Ja rowniez zachecam do adopcji staruszkow.
Kiedys myslalam tak jak wiekszosc z nas,ze stary to dlugo nie pozyje to po co go adoptowac,lepiej wziasc mlodego...ale to nieprawda!
Opowiem wam jak znalazl sie u mnie Wojtus.
Jak umrze kicaj,natychmiast ide do schroniska po nastepnego,zeby temu,ktory zostal nie bylo smutno.Mialam pecha,a moze szczescie...nie bylo w ten dzien zadnego wolnego samczyka( byly parki,ale nie rozdzielaja) tylko bialy 7 letni staruszek,oddany 5 dni temu,i z tesknoty nic nie jedzacy! Bylam z synem i mowie do niego" on juz stary ile on pozyje?" syn na to " to co z tego,on moze dluzej zyc niz mlody" poprosilam pracownice,zeby pozwolila mi go wziasc na rece i......krol spojrzal mi prosto w oczy,a mi sie SERCE ROZTOPILO pokochalam go natychmiast i powiedzialam do niego" od teraz jestes moj kochany Wojtus"-nazywal sie Mefisto.
Zyl u mnie prawie 4 lata i.....nigdy nie chorowal!,spokojny,kochany dziadzius.

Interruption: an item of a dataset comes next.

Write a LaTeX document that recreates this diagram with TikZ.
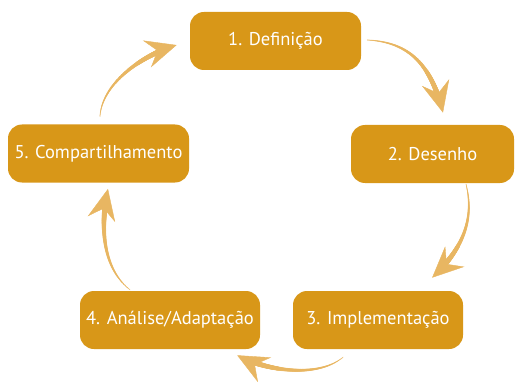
\documentclass[tikz,border=0pt]{standalone}
\usepackage{fontspec}
\setmainfont{PT Sans}
\usetikzlibrary{calc,arrows.meta,decorations.markings}

\definecolor{boxgold}{RGB}{216,151,24}
\definecolor{arrowgold}{RGB}{232,182,98}

\tikzset{
  stage/.style={rounded corners=14pt, fill=boxgold, text=white, inner sep=0pt,
    minimum height=58pt, font=\fontsize{18.5}{20}\selectfont},
  % tapered curved arrow: growing dots along the path plus a swept head
  flow/.style={arrowgold, decoration={markings,
      mark=between positions 0 and -14pt step 0.4pt with {%
        \pgfmathsetmacro\taperr{0.35+2.7*\pgfkeysvalueof{/pgf/decoration/mark info/distance from start}/\pgfdecoratedpathlength}%
        \fill[arrowgold] (0,0) circle[radius=\taperr pt];},
      mark=at position 1 with {\arrow[arrowgold]{Stealth[length=31pt,width=28pt,inset=11pt]}}},
    postaction={decorate}}
}

\begin{document}
\begin{tikzpicture}[x=1pt,y=-1pt]
\useasboundingbox (0,0) rectangle (516,382);

\node[stage, minimum width=171pt] (n1) at (275.5,41) {1. Definição};
\node[stage, minimum width=163pt] (n2) at (432.5,154) {2. Desenho};
\node[stage, minimum width=170pt] (n3) at (378,320) {3. Implementação};
\node[stage, minimum width=180pt] (n4) at (170,320) {4. Análise/Adaptação};
\node[stage, minimum width=181pt] (n5) at (98.5,153.5) {5. Compartilhamento};

\path[flow] ($(n1.east)+(6,-1)$) .. controls +(38,2) and +(-13,-53) .. ($(n2.north)+(10.5,-12)$);
\path[flow] ($(n2.south)+(33.5,1)$) .. controls +(9,36) and +(30,-28) .. ($(n3.north)+(54,-13)$);
\path[flow] ($(n3.south)+(-35,8)$) .. controls +(-25,21) and +(30,16) .. ($(n4.south)+(67,6)$);
\path[flow] ($(n4.north)+(-40,-1)$) .. controls +(-28,-22) and +(-8,37) .. ($(n5.south)+(9.5,6)$);
\path[flow] ($(n5.north)+(1.5,-8)$) .. controls +(2,-32) and +(-37,11) .. ($(n1.west)+(-13,4)$);
\end{tikzpicture}
\end{document}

Ze schroniska dzwonili i pytali,czy zyje,bo jak pisalam z tesknoty nic nie jadl,ludzie,ktorzy go oddali po prostu nie mieli innego wyjscia tak sie ulozyla ich sytuacja rodzinna. Nie zawsze jestak,ze jak krola sie oddaje to sie go nie chce czy porzuca.